The Company intends to use the proceeds from the Offering, together with the New First Lien Term Loan Facility and cash on hand, to refinance borrowings outstanding under the Existing First Lien Term Loan Facility, and to pay fees and expenses in connection therewith and with the Offering.

 

The Notes and related guarantees are being offered only to persons reasonably believed to be qualified institutional buyers in reliance on Rule 144A under the Securities Act of 1933, as amended (the “Securities Act”), and outside the United States, only to non-U.S. persons pursuant to Regulation S. The Notes and related guarantees will not be registered under the Securities Act or any state securities laws and may not be offered or sold in the United States absent registration or an applicable exemption from the registration requirements of the Securities Act and applicable state laws.

 

This press release shall not constitute an offer to sell or a solicitation of an offer to buy the securities described above, and shall not constitute an offer, solicitation or sale in any jurisdiction in which such an offer, solicitation or sale would be unlawful.

 

About Option Care Health

 

Option Care Health is the nation’s largest independent provider of home and alternate site infusion services.
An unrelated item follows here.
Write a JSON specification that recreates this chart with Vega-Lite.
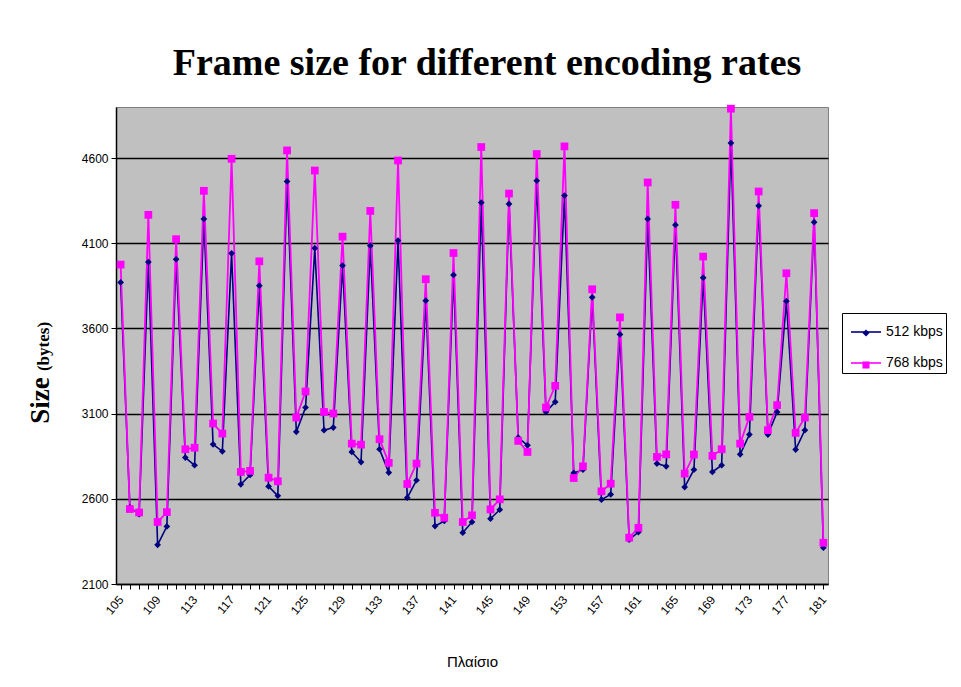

With over 5,000 teammates, we work compassionately to elevate standards of care for patients with acute and chronic conditions in 144 locations around the United States. Through our clinical leadership, expertise and national scale, Option Care Health is reimagining the infusion care experience for patients, customers and teammates.

 

For Investor Inquiries

 

Mike Shapiro, Chief Financial Officer

Option Care Health

312.940.2538

Investor.relations@optioncare.com

 

 

 

Forward-Looking Statements – Safe Harbor

 

This press release may contain “forward-looking statements” within the meaning of the safe harbor provisions of the U.S. Private Securities Litigation Reform Act of 1995. Forward-looking statements can be identified by words such as: “anticipate,” “intend,” “plan,” “believe,” “project,” “estimate,” “expect,” “may,” “should,” “will” and similar references to future periods. Examples of forward-looking statements include statements about the Company’s ability to consummate the Offering and the Company’s use of proceeds from the Offering.

 

Forward-looking statements are neither historical facts nor assurances of future performance. Instead, they are based only on our current beliefs, expectations and assumptions regarding the future of our business, future plans and strategies, projections, anticipated events and trends, the economy and other future conditions. Because forward-looking statements relate to the future, they are subject to inherent uncertainties, risks and changes in circumstances that are difficult to predict and many of which are outside of our control. Our actual results and financial condition may differ materially from those indicated in the forward-looking statements. For a detailed discussion of the factors that could affect our actual results and financial condition, please refer to the risk factors identified in our SEC reports, including, but not limited to, our Annual Report on Form 10-K and Quarterly Reports on Form 10-Q, as filed with the SEC.

 

Any forward-looking statement made by us in this press release is based only on information currently available to us and speaks only as of the date on which it is made. We undertake no obligation to publicly update any forward-looking statement, whether written or oral, that may be made from time to time, whether as a result of new information, future developments or otherwise.